● **Task directions**: Output all the data exactly. Pictures do not belong in the copy.
•••
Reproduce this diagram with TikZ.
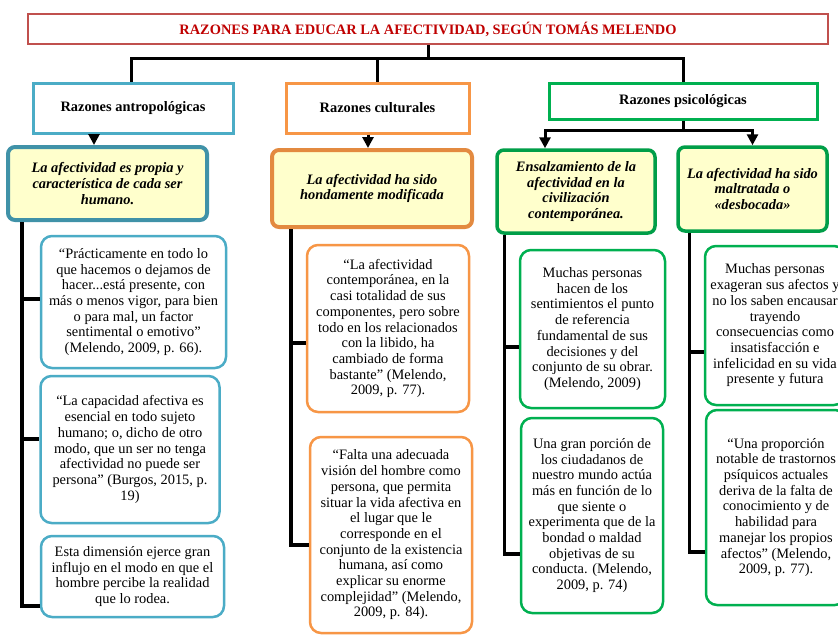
\documentclass[tikz,border=0pt]{standalone}
\usepackage{fontspec}
\setmainfont{Liberation Serif}
\usetikzlibrary{arrows.meta}
\definecolor{razred}{HTML}{C0504D}
\definecolor{titred}{HTML}{C00000}
\definecolor{antblue}{HTML}{4BACC6}
\definecolor{culorange}{HTML}{F79646}
\definecolor{psigreen}{HTML}{00B050}
\definecolor{ideafill}{HTML}{FFFFCC}

\begin{document}
\begin{tikzpicture}[x=1pt, y=-1pt,
    every node/.style = {font=\fontsize{14.4}{15.7}\selectfont, align=center, inner sep=0pt},
    title/.style = {draw=razred, line width=2pt, text=titred, font=\fontsize{14.4}{15.7}\selectfont\bfseries},
    cat/.style = {line width=3pt, fill=white, font=\fontsize{14.4}{15.7}\selectfont\bfseries},
    idea/.style = {line width=4pt, rounded corners=7pt, fill=ideafill, font=\fontsize{14.4}{15.7}\selectfont\bfseries\itshape},
    quote/.style = {line width=2.5pt, rounded corners=11pt, fill=white},
    conn/.style = {line width=3pt},
    trunk/.style = {line width=3.5pt},
    arrow/.style = {line width=3pt, -{Triangle[length=11pt,width=11pt]}}]

    \useasboundingbox (0,0) rectangle (838,635);
    \clip (0,0) rectangle (838,635);
    \fill[white] (0,0) rectangle (838,635);

    % title and reasons
    \node[title, minimum width=800pt, minimum height=30pt] (title) at (428,29) {RAZONES PARA EDUCAR LA AFECTIVIDAD, SEGÚN TOMÁS MELENDO};
    \node[cat, draw=antblue, minimum width=200pt, minimum height=50pt] (anthro) at (133,108) {Razones antropológicas};
    \node[cat, draw=culorange, minimum width=183pt, minimum height=50pt] (cult) at (377.5,108) {Razones culturales};
    \node[cat, draw=psigreen, minimum width=268pt, minimum height=36pt] (psic) at (683,101) {Razones psicológicas};

    % main ideas
    \node[idea, draw=antblue!85!black, minimum width=199pt, minimum height=73pt] (afA) at (107.5,183.5) {La afectividad es propia y\\ característica de cada ser\\ humano.};
    \node[idea, draw=culorange!92!black, minimum width=200pt, minimum height=77pt] (afB) at (372,188.5) {La afectividad ha sido\\ hondamente modificada};
    \node[idea, draw=psigreen!90!black, line width=3.5pt, minimum width=158pt, minimum height=83pt] (afC) at (576,191.5) {Ensalzamiento de la\\ afectividad en la\\ civilización\\ contemporánea.};
    \node[idea, draw=psigreen!90!black, line width=3.5pt, minimum width=149pt, minimum height=84pt] (afD) at (752.5,189) {La afectividad ha sido\\ maltratada o\\ «desbocada»};

    % quotes
    \node[quote, draw=antblue, minimum width=185pt, minimum height=132pt] (q1) at (133.5,302) {“Prácticamente en todo lo\\ que hacemos o dejamos de\\ hacer...está presente, con\\ más o menos vigor, para bien\\ o para mal, un factor\\ sentimental o emotivo”\\ (Melendo, 2009, p. 66).};
    \node[quote, draw=antblue, minimum width=179pt, minimum height=147pt] (q2) at (130,449.5) {“La capacidad afectiva es\\ esencial en todo sujeto\\ humano; o, dicho de otro\\ modo, que un ser no tenga\\ afectividad no puede ser\\ persona” (Burgos, 2015, p.\\ 19)};
    \node[quote, draw=antblue, minimum width=183pt, minimum height=81pt] (q3) at (132.5,576.5) {Esta dimensión ejerce gran\\ influjo en el modo en que el\\ hombre percibe la realidad\\ que lo rodea.};

    \node[quote, draw=culorange, minimum width=162pt, minimum height=167pt] (q4) at (388,328.5) {“La afectividad\\ contemporánea, en la\\ casi totalidad de sus\\ componentes, pero sobre\\ todo en los relacionados\\ con la libido, ha\\ cambiado de forma\\ bastante” (Melendo,\\ 2009, p. 77).};
    \node[quote, draw=culorange, minimum width=162pt, minimum height=196pt] (q5) at (391,535) {“Falta una adecuada\\ visión del hombre como\\ persona, que permita\\ situar la vida afectiva en\\ el lugar que le\\ corresponde en el\\ conjunto de la existencia\\ humana, así como\\ explicar su enorme\\ complejidad” (Melendo,\\ 2009, p. 84).};

    \node[quote, draw=psigreen, minimum width=145pt, minimum height=158pt] (q6) at (592.5,329) {Muchas personas\\ hacen de los\\ sentimientos el punto\\ de referencia\\ fundamental de sus\\ decisiones y del\\ conjunto de su obrar.\\ (Melendo, 2009)};
    \node[quote, draw=psigreen, minimum width=142pt, minimum height=195pt] (q7) at (592,515.5) {Una gran porción de\\ los ciudadanos de\\ nuestro mundo actúa\\ más en función de lo\\ que siente o\\ experimenta que de la\\ bondad o maldad\\ objetivas de su\\ conducta. (Melendo,\\ 2009, p. 74)};

    \node[quote, draw=psigreen, minimum width=140pt, minimum height=159pt] (q8) at (775,325.5) {Muchas personas\\ exageran sus afectos y\\ no los saben encausar\\ trayendo\\ consecuencias como\\ insatisfacción e\\ infelicidad en su vida\\ presente y futura};
    \node[quote, draw=psigreen, minimum width=140pt, minimum height=195pt] (q9) at (776,507.5) {“Una proporción\\ notable de trastornos\\ psíquicos actuales\\ deriva de la falta de\\ conocimiento y de\\ habilidad para\\ manejar los propios\\ afectos” (Melendo,\\ 2009, p. 77).};

    % title tree
    \draw[conn] (title.south) -- ++(0,13) coordinate (hub);
    \draw[conn] (hub) -| ([xshift=-2pt]anthro.north);
    \draw[conn] (hub) -| (cult.north);
    \draw[conn] (hub) -| (psic.north);

    % reasons to ideas
    \draw[arrow] ([xshift=-39pt]anthro.south) -- ([xshift=-13.5pt]afA.north);
    \draw[arrow] ([xshift=-9.5pt]cult.south) -- ([xshift=-4pt]afB.north);
    \draw[conn] (psic.south) -- ++(0,10) coordinate (pfork);
    \draw[arrow] (pfork) -| ([xshift=-31pt]afC.north);
    \draw[arrow] (pfork) -| (afD.north);

    % ideas to quotes
    \draw[trunk] ([xshift=16pt]afA.south west) |- ([yshift=3pt]q1.west);
    \draw[trunk] ([xshift=16pt]afA.south west) |- ([yshift=10.5pt]q2.west);
    \draw[trunk] ([xshift=16pt]afA.south west) |- ([yshift=-29.5pt]q3.west);

    \draw[trunk] ([xshift=21pt]afB.south west) |- ([yshift=-14.5pt]q4.west);
    \draw[trunk] ([xshift=21pt]afB.south west) |- ([yshift=-10pt]q5.west);

    \draw[trunk] ([xshift=9pt]afC.south west) |- ([yshift=-18pt]q6.west);
    \draw[trunk] ([xshift=9pt]afC.south west) |- ([yshift=-38.5pt]q7.west);

    \draw[trunk] ([xshift=13pt]afD.south west) |- ([yshift=-26.5pt]q8.west);
    \draw[trunk] ([xshift=13pt]afD.south west) |- ([yshift=-44.5pt]q9.west);

\end{tikzpicture}
\end{document}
•••
● **Task answer**:
Reproduce this diagram with TikZ.
\documentclass[tikz,border=0pt]{standalone}
\usepackage{fontspec}
\setmainfont{Liberation Serif}
\usetikzlibrary{arrows.meta}
\definecolor{razred}{HTML}{C0504D}
\definecolor{titred}{HTML}{C00000}
\definecolor{antblue}{HTML}{4BACC6}
\definecolor{culorange}{HTML}{F79646}
\definecolor{psigreen}{HTML}{00B050}
\definecolor{ideafill}{HTML}{FFFFCC}

\begin{document}
\begin{tikzpicture}[x=1pt, y=-1pt,
    every node/.style = {font=\fontsize{14.4}{15.7}\selectfont, align=center, inner sep=0pt},
    title/.style = {draw=razred, line width=2pt, text=titred, font=\fontsize{14.4}{15.7}\selectfont\bfseries},
    cat/.style = {line width=3pt, fill=white, font=\fontsize{14.4}{15.7}\selectfont\bfseries},
    idea/.style = {line width=4pt, rounded corners=7pt, fill=ideafill, font=\fontsize{14.4}{15.7}\selectfont\bfseries\itshape},
    quote/.style = {line width=2.5pt, rounded corners=11pt, fill=white},
    conn/.style = {line width=3pt},
    trunk/.style = {line width=3.5pt},
    arrow/.style = {line width=3pt, -{Triangle[length=11pt,width=11pt]}}]

    \useasboundingbox (0,0) rectangle (838,635);
    \clip (0,0) rectangle (838,635);
    \fill[white] (0,0) rectangle (838,635);

    % title and reasons
    \node[title, minimum width=800pt, minimum height=30pt] (title) at (428,29) {RAZONES PARA EDUCAR LA AFECTIVIDAD, SEGÚN TOMÁS MELENDO};
    \node[cat, draw=antblue, minimum width=200pt, minimum height=50pt] (anthro) at (133,108) {Razones antropológicas};
    \node[cat, draw=culorange, minimum width=183pt, minimum height=50pt] (cult) at (377.5,108) {Razones culturales};
    \node[cat, draw=psigreen, minimum width=268pt, minimum height=36pt] (psic) at (683,101) {Razones psicológicas};

    % main ideas
    \node[idea, draw=antblue!85!black, minimum width=199pt, minimum height=73pt] (afA) at (107.5,183.5) {La afectividad es propia y\\ característica de cada ser\\ humano.};
    \node[idea, draw=culorange!92!black, minimum width=200pt, minimum height=77pt] (afB) at (372,188.5) {La afectividad ha sido\\ hondamente modificada};
    \node[idea, draw=psigreen!90!black, line width=3.5pt, minimum width=158pt, minimum height=83pt] (afC) at (576,191.5) {Ensalzamiento de la\\ afectividad en la\\ civilización\\ contemporánea.};
    \node[idea, draw=psigreen!90!black, line width=3.5pt, minimum width=149pt, minimum height=84pt] (afD) at (752.5,189) {La afectividad ha sido\\ maltratada o\\ «desbocada»};

    % quotes
    \node[quote, draw=antblue, minimum width=185pt, minimum height=132pt] (q1) at (133.5,302) {“Prácticamente en todo lo\\ que hacemos o dejamos de\\ hacer...está presente, con\\ más o menos vigor, para bien\\ o para mal, un factor\\ sentimental o emotivo”\\ (Melendo, 2009, p. 66).};
    \node[quote, draw=antblue, minimum width=179pt, minimum height=147pt] (q2) at (130,449.5) {“La capacidad afectiva es\\ esencial en todo sujeto\\ humano; o, dicho de otro\\ modo, que un ser no tenga\\ afectividad no puede ser\\ persona” (Burgos, 2015, p.\\ 19)};
    \node[quote, draw=antblue, minimum width=183pt, minimum height=81pt] (q3) at (132.5,576.5) {Esta dimensión ejerce gran\\ influjo en el modo en que el\\ hombre percibe la realidad\\ que lo rodea.};

    \node[quote, draw=culorange, minimum width=162pt, minimum height=167pt] (q4) at (388,328.5) {“La afectividad\\ contemporánea, en la\\ casi totalidad de sus\\ componentes, pero sobre\\ todo en los relacionados\\ con la libido, ha\\ cambiado de forma\\ bastante” (Melendo,\\ 2009, p. 77).};
    \node[quote, draw=culorange, minimum width=162pt, minimum height=196pt] (q5) at (391,535) {“Falta una adecuada\\ visión del hombre como\\ persona, que permita\\ situar la vida afectiva en\\ el lugar que le\\ corresponde en el\\ conjunto de la existencia\\ humana, así como\\ explicar su enorme\\ complejidad” (Melendo,\\ 2009, p. 84).};

    \node[quote, draw=psigreen, minimum width=145pt, minimum height=158pt] (q6) at (592.5,329) {Muchas personas\\ hacen de los\\ sentimientos el punto\\ de referencia\\ fundamental de sus\\ decisiones y del\\ conjunto de su obrar.\\ (Melendo, 2009)};
    \node[quote, draw=psigreen, minimum width=142pt, minimum height=195pt] (q7) at (592,515.5) {Una gran porción de\\ los ciudadanos de\\ nuestro mundo actúa\\ más en función de lo\\ que siente o\\ experimenta que de la\\ bondad o maldad\\ objetivas de su\\ conducta. (Melendo,\\ 2009, p. 74)};

    \node[quote, draw=psigreen, minimum width=140pt, minimum height=159pt] (q8) at (775,325.5) {Muchas personas\\ exageran sus afectos y\\ no los saben encausar\\ trayendo\\ consecuencias como\\ insatisfacción e\\ infelicidad en su vida\\ presente y futura};
    \node[quote, draw=psigreen, minimum width=140pt, minimum height=195pt] (q9) at (776,507.5) {“Una proporción\\ notable de trastornos\\ psíquicos actuales\\ deriva de la falta de\\ conocimiento y de\\ habilidad para\\ manejar los propios\\ afectos” (Melendo,\\ 2009, p. 77).};

    % title tree
    \draw[conn] (title.south) -- ++(0,13) coordinate (hub);
    \draw[conn] (hub) -| ([xshift=-2pt]anthro.north);
    \draw[conn] (hub) -| (cult.north);
    \draw[conn] (hub) -| (psic.north);

    % reasons to ideas
    \draw[arrow] ([xshift=-39pt]anthro.south) -- ([xshift=-13.5pt]afA.north);
    \draw[arrow] ([xshift=-9.5pt]cult.south) -- ([xshift=-4pt]afB.north);
    \draw[conn] (psic.south) -- ++(0,10) coordinate (pfork);
    \draw[arrow] (pfork) -| ([xshift=-31pt]afC.north);
    \draw[arrow] (pfork) -| (afD.north);

    % ideas to quotes
    \draw[trunk] ([xshift=16pt]afA.south west) |- ([yshift=3pt]q1.west);
    \draw[trunk] ([xshift=16pt]afA.south west) |- ([yshift=10.5pt]q2.west);
    \draw[trunk] ([xshift=16pt]afA.south west) |- ([yshift=-29.5pt]q3.west);

    \draw[trunk] ([xshift=21pt]afB.south west) |- ([yshift=-14.5pt]q4.west);
    \draw[trunk] ([xshift=21pt]afB.south west) |- ([yshift=-10pt]q5.west);

    \draw[trunk] ([xshift=9pt]afC.south west) |- ([yshift=-18pt]q6.west);
    \draw[trunk] ([xshift=9pt]afC.south west) |- ([yshift=-38.5pt]q7.west);

    \draw[trunk] ([xshift=13pt]afD.south west) |- ([yshift=-26.5pt]q8.west);
    \draw[trunk] ([xshift=13pt]afD.south west) |- ([yshift=-44.5pt]q9.west);

\end{tikzpicture}
\end{document}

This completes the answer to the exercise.